- Challenge:
Pictures in the data below are not part of the copy; transcribe everything else exactly.

- Given material:
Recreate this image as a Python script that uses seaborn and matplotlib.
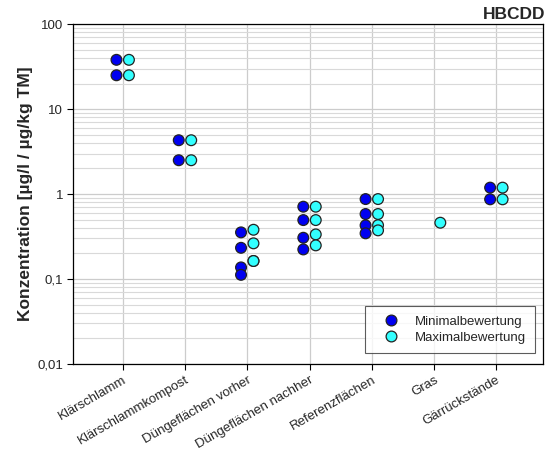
import numpy as np
import pandas as pd
import matplotlib
matplotlib.use("Agg")
import matplotlib.pyplot as plt
from matplotlib.ticker import FixedLocator, LogLocator, NullFormatter
import seaborn as sns

categories = ["Klärschlamm", "Klärschlammkompost", "Düngeflächen vorher",
              "Düngeflächen nachher", "Referenzflächen", "Gras", "Gärrückstände"]

# HBCDD concentrations per sample group
min_values = [
    [38, 25],
    [4.3, 2.5],
    [0.354, 0.233, 0.137, 0.112],
    [0.71, 0.494, 0.306, 0.223],
    [0.873, 0.582, 0.428, 0.345],
    [],
    [1.19, 0.867],
]
max_values = [
    [38, 25],
    [4.3, 2.5],
    [0.38, 0.263, 0.163, 0.163],
    [0.71, 0.494, 0.335, 0.249],
    [0.873, 0.582, 0.43, 0.374],
    [0.46],
    [1.19, 0.867],
]
series_names = ["Minimalbewertung", "Maximalbewertung"]
series_colors = ["#0000F0", "#33FFFF"]
series_offsets = [-0.1, 0.1]

rows = []
for s, (name, vals) in enumerate(zip(series_names, [min_values, max_values])):
    for i, group in enumerate(vals):
        for v in group:
            rows.append({"pos": i + series_offsets[s], "value": v, "Bewertung": name})
df = pd.DataFrame(rows)

sns.set_style("white")
plt.rcParams["font.family"] = ["Liberation Sans", "DejaVu Sans"]

fig = plt.figure(figsize=(5.48, 4.55), dpi=100)
ax = fig.add_axes([0.133, 0.2, 0.858, 0.747])

sns.scatterplot(data=df, x="pos", y="value", hue="Bewertung",
                palette=dict(zip(series_names, series_colors)),
                s=60, edgecolor="#222222", linewidth=0.9, ax=ax, zorder=3)

ax.set_yscale("log")
ax.set_ylim(0.01, 100)
ax.set_xlim(-0.8, 6.75)
major = [0.01, 0.1, 1, 10, 100]
ax.yaxis.set_major_locator(FixedLocator(major))
ax.set_yticklabels(["0,01", "0,1", "1", "10", "100"])
ax.yaxis.set_minor_locator(LogLocator(base=10, subs=np.arange(2, 10)))
ax.yaxis.set_minor_formatter(NullFormatter())
ax.tick_params(axis="y", which="minor", length=0)
ax.tick_params(axis="both", which="major", direction="out", length=4,
               width=0.8, color="black", labelsize=9.5, left=True, bottom=True,
               pad=3)

ax.set_xticks(range(len(categories)))
ax.set_xticklabels(categories, rotation=30, ha="right", rotation_mode="anchor")

ax.grid(True, which="major", axis="both", color="#cccccc", linewidth=0.9, zorder=0)
ax.grid(True, which="minor", axis="y", color="#d9d9d9", linewidth=0.8, zorder=0)
ax.set_axisbelow(True)

for sp in ax.spines.values():
    sp.set_color("black")
    sp.set_linewidth(0.9)

ax.set_xlabel("")
ax.set_ylabel("Konzentration [µg/l / µg/kg TM]", fontsize=12.5, fontweight="bold", labelpad=3)
fig.text(0.995, 0.968, "HBCDD", ha="right", va="center", fontsize=12.5, fontweight="bold")

leg = ax.legend(loc="lower right", bbox_to_anchor=(0.983, 0.032), fontsize=9.5,
                frameon=True, fancybox=False, edgecolor="#333333",
                borderpad=0.7, handlelength=2.6, handletextpad=0.5,
                labelspacing=0.3, borderaxespad=0.0, title=None)
leg.get_frame().set_linewidth(0.8)
for h in leg.legend_handles:
    if hasattr(h, "set_markeredgecolor"):
        h.set_markeredgecolor("#222222")

fig.savefig("out.png", dpi=100)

- Reply to the task:
Recreate this image as a Python script that uses seaborn and matplotlib.
import numpy as np
import pandas as pd
import matplotlib
matplotlib.use("Agg")
import matplotlib.pyplot as plt
from matplotlib.ticker import FixedLocator, LogLocator, NullFormatter
import seaborn as sns

categories = ["Klärschlamm", "Klärschlammkompost", "Düngeflächen vorher",
              "Düngeflächen nachher", "Referenzflächen", "Gras", "Gärrückstände"]

# HBCDD concentrations per sample group
min_values = [
    [38, 25],
    [4.3, 2.5],
    [0.354, 0.233, 0.137, 0.112],
    [0.71, 0.494, 0.306, 0.223],
    [0.873, 0.582, 0.428, 0.345],
    [],
    [1.19, 0.867],
]
max_values = [
    [38, 25],
    [4.3, 2.5],
    [0.38, 0.263, 0.163, 0.163],
    [0.71, 0.494, 0.335, 0.249],
    [0.873, 0.582, 0.43, 0.374],
    [0.46],
    [1.19, 0.867],
]
series_names = ["Minimalbewertung", "Maximalbewertung"]
series_colors = ["#0000F0", "#33FFFF"]
series_offsets = [-0.1, 0.1]

rows = []
for s, (name, vals) in enumerate(zip(series_names, [min_values, max_values])):
    for i, group in enumerate(vals):
        for v in group:
            rows.append({"pos": i + series_offsets[s], "value": v, "Bewertung": name})
df = pd.DataFrame(rows)

sns.set_style("white")
plt.rcParams["font.family"] = ["Liberation Sans", "DejaVu Sans"]

fig = plt.figure(figsize=(5.48, 4.55), dpi=100)
ax = fig.add_axes([0.133, 0.2, 0.858, 0.747])

sns.scatterplot(data=df, x="pos", y="value", hue="Bewertung",
                palette=dict(zip(series_names, series_colors)),
                s=60, edgecolor="#222222", linewidth=0.9, ax=ax, zorder=3)

ax.set_yscale("log")
ax.set_ylim(0.01, 100)
ax.set_xlim(-0.8, 6.75)
major = [0.01, 0.1, 1, 10, 100]
ax.yaxis.set_major_locator(FixedLocator(major))
ax.set_yticklabels(["0,01", "0,1", "1", "10", "100"])
ax.yaxis.set_minor_locator(LogLocator(base=10, subs=np.arange(2, 10)))
ax.yaxis.set_minor_formatter(NullFormatter())
ax.tick_params(axis="y", which="minor", length=0)
ax.tick_params(axis="both", which="major", direction="out", length=4,
               width=0.8, color="black", labelsize=9.5, left=True, bottom=True,
               pad=3)

ax.set_xticks(range(len(categories)))
ax.set_xticklabels(categories, rotation=30, ha="right", rotation_mode="anchor")

ax.grid(True, which="major", axis="both", color="#cccccc", linewidth=0.9, zorder=0)
ax.grid(True, which="minor", axis="y", color="#d9d9d9", linewidth=0.8, zorder=0)
ax.set_axisbelow(True)

for sp in ax.spines.values():
    sp.set_color("black")
    sp.set_linewidth(0.9)

ax.set_xlabel("")
ax.set_ylabel("Konzentration [µg/l / µg/kg TM]", fontsize=12.5, fontweight="bold", labelpad=3)
fig.text(0.995, 0.968, "HBCDD", ha="right", va="center", fontsize=12.5, fontweight="bold")

leg = ax.legend(loc="lower right", bbox_to_anchor=(0.983, 0.032), fontsize=9.5,
                frameon=True, fancybox=False, edgecolor="#333333",
                borderpad=0.7, handlelength=2.6, handletextpad=0.5,
                labelspacing=0.3, borderaxespad=0.0, title=None)
leg.get_frame().set_linewidth(0.8)
for h in leg.legend_handles:
    if hasattr(h, "set_markeredgecolor"):
        h.set_markeredgecolor("#222222")

fig.savefig("out.png", dpi=100)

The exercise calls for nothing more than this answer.